In the snake scene, The Doctor shows McCullen some super soldiers he has created and named “Neo-Vipers.” He first shows McCullen a King Cobra in a glass cage and tells him dramatically that it’s “Nature’s Grim Reaper and symbol of lethal purpose.” Nanomites have been injected into the Neo-Vipers that inactivate the self-preservation region of their brains so that they feel no fear, no pain, no remorse, and have no concepts of morality. To prove this, The Doctor uses what looks like a giant TV remote to make one of the Neo-Vipers put his arm into the cobra cage.
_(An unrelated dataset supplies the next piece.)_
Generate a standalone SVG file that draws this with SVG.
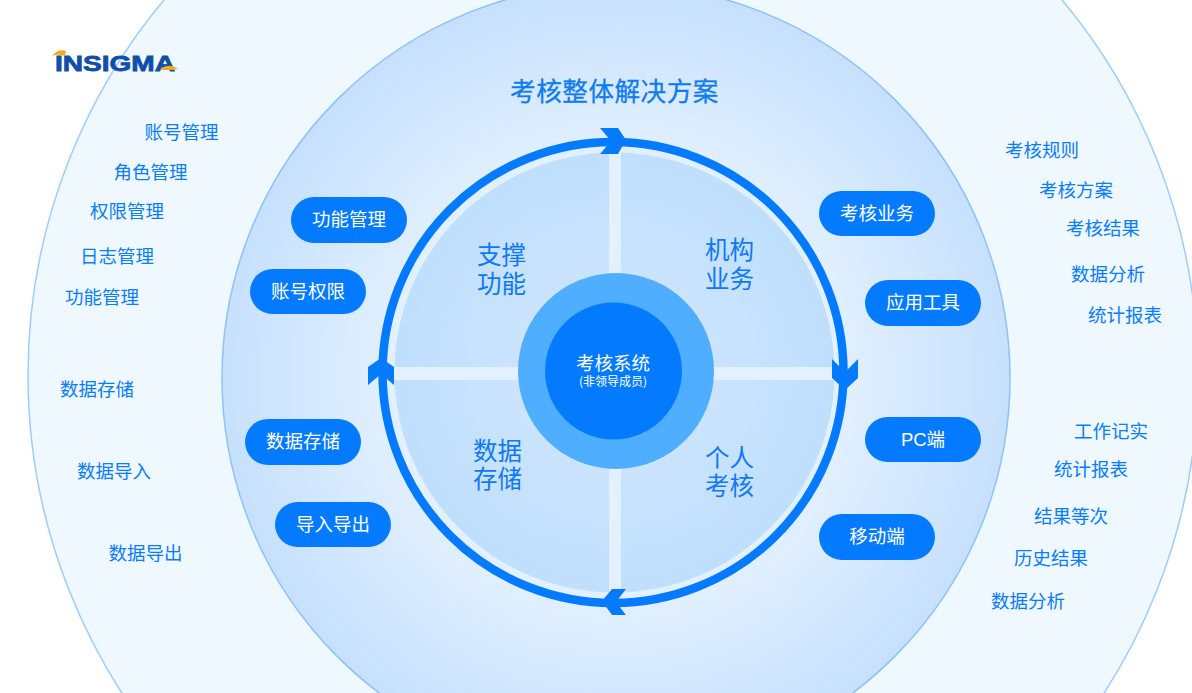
<svg xmlns="http://www.w3.org/2000/svg" width="1192" height="693" viewBox="0 0 1192 693">
<style>
text{font-family:"Noto Sans CJK SC","Liberation Sans",sans-serif;text-anchor:middle}
.o{font-size:18.500px;fill:#0a7dfb}
.p{fill:#047bfe}
.pt{font-size:18.500px;fill:#fff}
.q{font-size:24.500px;fill:#0f78f5}
.a{fill:#047bfe}
</style>
<defs>
<radialGradient id="mid" gradientUnits="userSpaceOnUse" cx="616" cy="378" r="394"><stop offset="0.55" stop-color="#e3f1ff"/><stop offset="1" stop-color="#c6e0fd"/></radialGradient>
<radialGradient id="inn" gradientUnits="userSpaceOnUse" cx="614" cy="372" r="220"><stop offset="0.4" stop-color="#cbe4fe"/><stop offset="1" stop-color="#bfdffd"/></radialGradient>
</defs>
<rect width="1192" height="693" fill="#fff"/>
<g id="bands">
<circle cx="613" cy="375" r="585" fill="#eff7ff" stroke="#9ccdfc" stroke-width="1.500"/>
<circle cx="616" cy="378" r="394" fill="url(#mid)" stroke="#8cc3f8" stroke-width="1.500"/>
<circle cx="614.500" cy="372.500" r="220" fill="url(#inn)"/>
<path d="M609 150h12v444h-12zM394 367h445v13H394z" fill="#e2f0ff"/>
</g>
<g id="title"><text x="614.500" y="101" style="font-family:'Noto Sans CJK SC',serif;font-size:25.600px;fill:#0f7bf0;letter-spacing:.5px;stroke:#0f7bf0;stroke-width:.3px">考核整体解决方案</text></g>
<g id="logo">
<text x="115" y="71" style="font-family:'Liberation Sans',sans-serif;font-weight:700;font-size:22px;fill:#0f4fa8;stroke:#0f4fa8;stroke-width:.8px" textLength="120" lengthAdjust="spacingAndGlyphs">INSIGMA</text>
<path d="M52 56Q58 48 66 51L65 56Q58 53 52 56ZM160 70Q168 62 178 69L172 70Z" fill="#f5a81c"/>
</g>
<g id="connectors" fill="none">
<circle cx="613" cy="372.500" r="230.500" stroke="#047bfe" stroke-width="8.500"/>
<path class="a" d="M600 128H618L626 140L618 154H600L611 141Z" stroke="none"/>
<path class="a" d="M832 359L845 372L858 359V378L845 390L832 378Z" stroke="none"/>
<path class="a" d="M626 589H612L602 601L612 615H626L616 602Z" stroke="none"/>
<path class="a" d="M368 385V367L381 358L394 367V385L381 374Z" stroke="none"/>
</g>
<g id="hub">
<circle cx="616" cy="371" r="98" fill="#4faeff"/>
<circle cx="613.500" cy="371" r="68.500" fill="#047bfe"/>
<text x="613" y="370" style="font-size:18.500px;fill:#fff">考核系统</text>
<text x="613" y="386" style="font-size:12px;fill:#fff">(非领导成员)</text>
</g>
<g id="q1"><text class="q" x="501.500" y="264">支撑</text><text class="q" x="501.500" y="293">功能</text></g>
<g id="q2"><text class="q" x="729.500" y="259">机构</text><text class="q" x="729.500" y="288">业务</text></g>
<g id="q3"><text class="q" x="497.500" y="460">数据</text><text class="q" x="497.500" y="488">存储</text></g>
<g id="q4"><text class="q" x="729.500" y="467">个人</text><text class="q" x="729.500" y="495">考核</text></g>
<g id="p1"><rect class="p" x="291" y="197" width="116" height="46" rx="23"/><text class="pt" x="349" y="226">功能管理</text></g>
<g id="p2"><rect class="p" x="250" y="269" width="116" height="45" rx="22.500"/><text class="pt" x="308" y="298">账号权限</text></g>
<g id="p3"><rect class="p" x="245" y="419" width="116" height="46" rx="23"/><text class="pt" x="303" y="448">数据存储</text></g>
<g id="p4"><rect class="p" x="275" y="502" width="116" height="45" rx="22.500"/><text class="pt" x="333" y="531">导入导出</text></g>
<g id="p5"><rect class="p" x="819" y="191" width="116" height="45" rx="22.500"/><text class="pt" x="877" y="220">考核业务</text></g>
<g id="p6"><rect class="p" x="865" y="280" width="116" height="46" rx="23"/><text class="pt" x="923" y="309">应用工具</text></g>
<g id="p7"><rect class="p" x="865" y="417" width="116" height="45" rx="22.500"/><text class="pt" x="923" y="446" style="font-family:'Liberation Sans','Noto Sans CJK SC',sans-serif">PC端</text></g>
<g id="p8"><rect class="p" x="819" y="514" width="116" height="46" rx="23"/><text class="pt" x="877" y="543">移动端</text></g>
<g id="outer-left">
<text class="o" x="181.500" y="139">账号管理</text>
<text class="o" x="150.500" y="179">角色管理</text>
<text class="o" x="127" y="218">权限管理</text>
<text class="o" x="117" y="263">日志管理</text>
<text class="o" x="102" y="304">功能管理</text>
<text class="o" x="97" y="396">数据存储</text>
<text class="o" x="114" y="478">数据导入</text>
<text class="o" x="145.500" y="560">数据导出</text>
</g>
<g id="outer-right">
<text class="o" x="1042" y="157">考核规则</text>
<text class="o" x="1076" y="197">考核方案</text>
<text class="o" x="1103" y="235">考核结果</text>
<text class="o" x="1108" y="281">数据分析</text>
<text class="o" x="1125" y="322">统计报表</text>
<text class="o" x="1111" y="438">工作记实</text>
<text class="o" x="1091" y="476">统计报表</text>
<text class="o" x="1071" y="523">结果等次</text>
<text class="o" x="1051" y="565">历史结果</text>
<text class="o" x="1028" y="608">数据分析</text>
</g>
</svg>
The cobra bites his arm and the soldier falls to his knees, but then we suddely fly into one of the two bite wounds on his arm where we see drops of cobra venom getting captured and removed by the Nanomites in his blood and expelled back out of the wounds, as The Doctor narrates what’s happening. McCullen likes what he sees, and the Neo-Vipers are fitted with metal masks, ready for battle, but for the rest of the movie they are no different than all henchmen in action movies - they are only there to get killed by the good guys.

There appear to be three kinds of cobras used for the scene: we see a prop cobra in the cage (either that or it’s a real one that never moves) then we see a brief shot of a real cobra, then we see a computer-generated cobra that does the arm biting. The computer effects are not terrible, but I would’t call them realistic.